Apply
Applying Function in Polars
To Apply a function in Polars, you can use the default apply
or may_apply
. I prefer the latter.
fn str_to_date(dates: &Series) -> std::result::Result<Series, PolarsError> {
let fmt = Some("%m/%d/%Y %H:%M:%S");
Ok(dates.utf8()?.as_date64(fmt)?.into_series())
}
fn count_words(dates: &Series) -> std::result::Result<Series, PolarsError> {
Ok(dates
.utf8()?
.into_iter()
.map(|opt_name: Option<&str>|
opt_name.map(|name: &str| name.split(" ").count() as u64
))
.collect::<UInt64Chunked>()
.into_series())
}
// ...
// Apply Format Date
df.may_apply("PostCreationDate", str_to_date)?;
let t_formatting = Instant::now();
// Apply Custom counting words in string
df.may_apply("BodyMarkdown", count_words)?;
Note that parallel apply is not yet implemented for utf8 series.

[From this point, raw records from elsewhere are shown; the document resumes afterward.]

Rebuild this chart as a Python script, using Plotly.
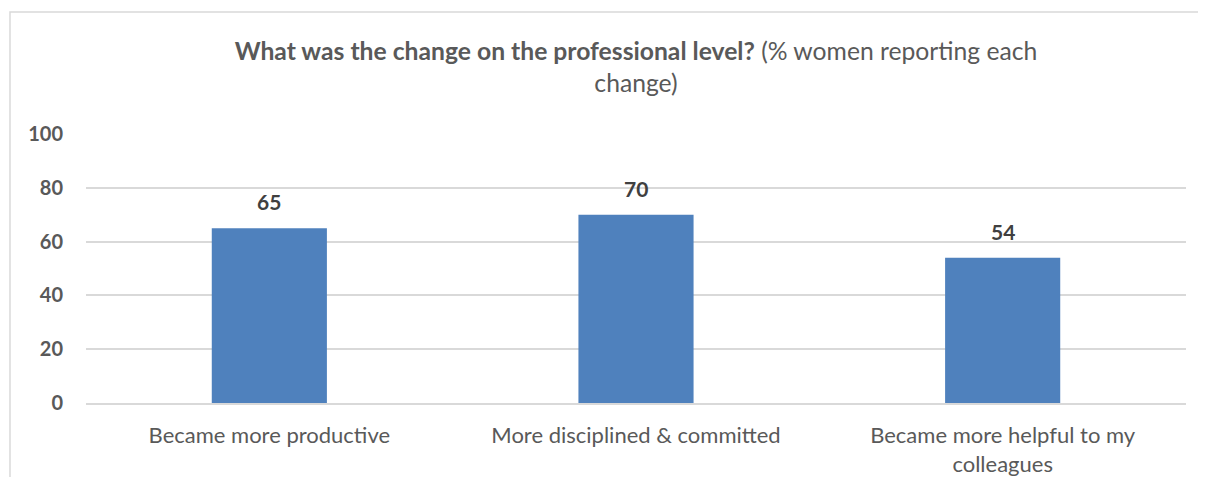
import plotly.graph_objects as go

categories = ["Became more productive", "More disciplined & committed",
              "Became more helpful to my<br>colleagues"]
values = [65, 70, 54]
y_ticks = [0, 20, 40, 60, 80, 100]

title_bold = "What was the change on the professional level?"
title_rest = " (% women reporting each<br>change)"

FONT = "Lato, Carlito, Calibri, sans-serif"

fig = go.Figure()
fig.add_trace(go.Bar(
    x=categories, y=values,
    marker=dict(color="#4F81BD", line=dict(width=0)),
    width=0.314,
    hoverinfo="x+y",
))

# value labels above bars, a bit further out than the default bar text
for cat, val in zip(categories, values):
    fig.add_annotation(
        x=cat, y=val, xref="x", yref="y",
        text=f"<b>{val}</b>", showarrow=False,
        yanchor="bottom", yshift=12,
        font=dict(family=FONT, size=21, color="#404040"),
    )

fig.update_layout(
    width=1190, height=469,
    paper_bgcolor="white", plot_bgcolor="white",
    margin=dict(l=78, r=12, t=126, b=74, autoexpand=False),
    showlegend=False,
    font=dict(family=FONT, color="#595959"),
    title=dict(
        text=f"<b>{title_bold}</b>{title_rest}",
        x=0.5, xref="paper", xanchor="center",
        y=0.890, yref="container", yanchor="middle",
        font=dict(family=FONT, size=24.7, color="#595959"),
    ),
    shapes=[dict(
        type="rect", xref="paper", yref="paper",
        x0=-0.0691, x1=1.2, y0=-0.5, y1=1.4535,
        line=dict(color="#d9d9d9", width=1.5), layer="below",
    )],
)

fig.update_yaxes(
    range=[0, 100], tickvals=y_ticks,
    showgrid=True, gridcolor="#d9d9d9", gridwidth=1.5,
    zeroline=False, showline=False, automargin=False,
    tickfont=dict(family=FONT, size=20, color="#595959", weight="bold"),
    ticklabelstandoff=22,
)
fig.update_xaxes(
    showline=True, linecolor="#d9d9d9", linewidth=1.5, automargin=False,
    tickfont=dict(family=FONT, size=22, color="#595959"),
    ticks="", ticklabelstandoff=12,
)

fig.write_html("out.html")
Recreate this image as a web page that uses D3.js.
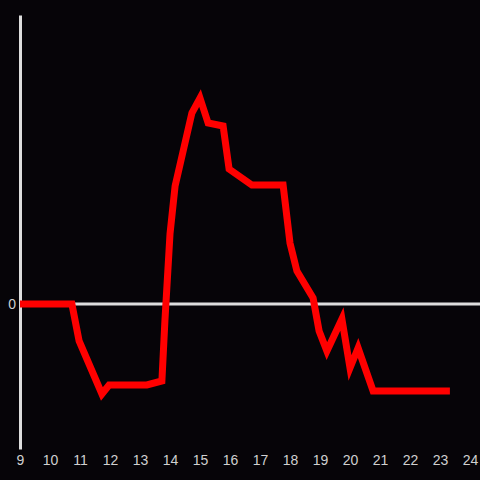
<!DOCTYPE html>
<html>
<head>
<meta charset="utf-8">
<script src="https://cdn.jsdelivr.net/npm/d3@7"></script>
<style>
  html, body { margin: 0; padding: 0; background: #060408; }
  svg { display: block; }
</style>
</head>
<body>
<svg id="chart" width="480" height="480"></svg>
<script>
// hours of the day
const hours = [9, 10.73, 10.97, 11.73, 11.97, 13.23, 13.73, 13.83, 14.0, 14.17, 14.73, 15.0, 15.27,
  15.77, 15.97, 16.73, 17.77, 18.0, 18.23, 18.77, 18.97, 19.23, 19.73, 20.0, 20.27, 20.77, 23.33]
// values at each hour
const values = [0, 0, -3.7, -9.0, -8.1, -8.1, -7.7, -1.7, 7.0, 11.8, 19.1, 20.6, 18.1,
  17.8, 13.5, 11.9, 11.9, 6.1, 3.3, 0.6, -2.7, -4.7, -1.5, -6.4, -4.4, -8.7, -8.7]
const xTicks = d3.range(9, 25)
const yTicks = [0]

const svg = d3.select('#chart')
const axisColor = '#dddddd'

const x = d3.scaleLinear().domain([9, 24]).range([20, 470])
const y = d3.scaleLinear().domain([-14.5, 28.9]).range([449, 15])

// zero line
svg.append('line')
  .attr('x1', x(9)).attr('x2', 480)
  .attr('y1', y(0)).attr('y2', y(0))
  .attr('stroke', axisColor)
  .attr('stroke-width', 3)

// y axis
const yAxis = svg.append('g')
  .attr('transform', `translate(${x(9)},0)`)
  .call(d3.axisLeft(y).tickValues(yTicks).tickSize(0).tickSizeOuter(0).tickPadding(4))
yAxis.select('.domain').attr('stroke', axisColor).attr('stroke-width', 3)
yAxis.selectAll('text')
  .attr('fill', '#d0d0d0')
  .attr('font-family', 'Liberation Sans, Arial, sans-serif')
  .attr('font-size', 14)

// x axis labels
const xAxis = svg.append('g')
  .attr('transform', 'translate(0,453)')
  .call(d3.axisBottom(x).tickValues(xTicks).tickSize(0).tickPadding(2).tickFormat(d3.format('d')))
xAxis.select('.domain').remove()
xAxis.selectAll('text')
  .attr('fill', '#d0d0d0')
  .attr('font-family', 'Liberation Sans, Arial, sans-serif')
  .attr('font-size', 14)

// series line
const line = d3.line()
  .x((d, i) => x(hours[i]))
  .y((d) => y(d))

svg.append('path')
  .datum(values)
  .attr('d', line)
  .attr('fill', 'none')
  .attr('stroke', '#ff0000')
  .attr('stroke-width', 7)
  .attr('stroke-linejoin', 'miter')
</script>
</body>
</html>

Applying Function in Native Rust
What I like about native rust mutation, is that the syntax is standard among iterator, and so once you get comfortable with the syntax, you can apply it everywhere 😀
use chrono::{DateTime, NaiveDate, NaiveDateTime, NaiveTime};
// use rayon::prelude::*; for multithreads
// Apply Format Date
let fmt = "%m/%d/%Y %H:%M:%S";
records
.iter_mut() // .par_iter_mut() for multithreads
.for_each(|record: &mut utils::NativeDataFrame| {
record.PostCreationDatetime =
match DateTime::parse_from_str(
record.PostCreationDate.as_ref().unwrap(), fmt) {
Ok(dates) => Some(dates),
Err(_) => None,
}
});
// Apply Custom Formatting counting words in string
records
.iter_mut() // .par_iter_mut() for multithreads
.for_each(|record: &mut utils::NativeDataFrame| {
record.CountWords =
Some(
record.BodyMarkdown.as_ref().unwrap().split(' ').count() as f64
)
});
Performance for formatting dates
Time(s) | Speedup Pandas | |
---|---|---|
Native Rust (Single thread) | .98 s | 8x |
Native Rust (Multithread) | .148 s | 52x |
Polars(Single thread) | .88 s | 8.8x |
Pandas | 7.8 s |
Performance for counting words
Time(s) | Speedup Pandas | |
---|---|---|
Native Rust (Single thread) | 9 s | 2.7x |
Native Rust (Multithread) | 1.3 s | 19x |
Polars(Single thread) | 9 s | 2.7x |
Pandas | 24.8 s |
Polars does not seem to offer increased performance over the standard library on a single thread, and I couldn’t find a way to do multi-threaded apply… In this scenario, I’ll prefer native Rust.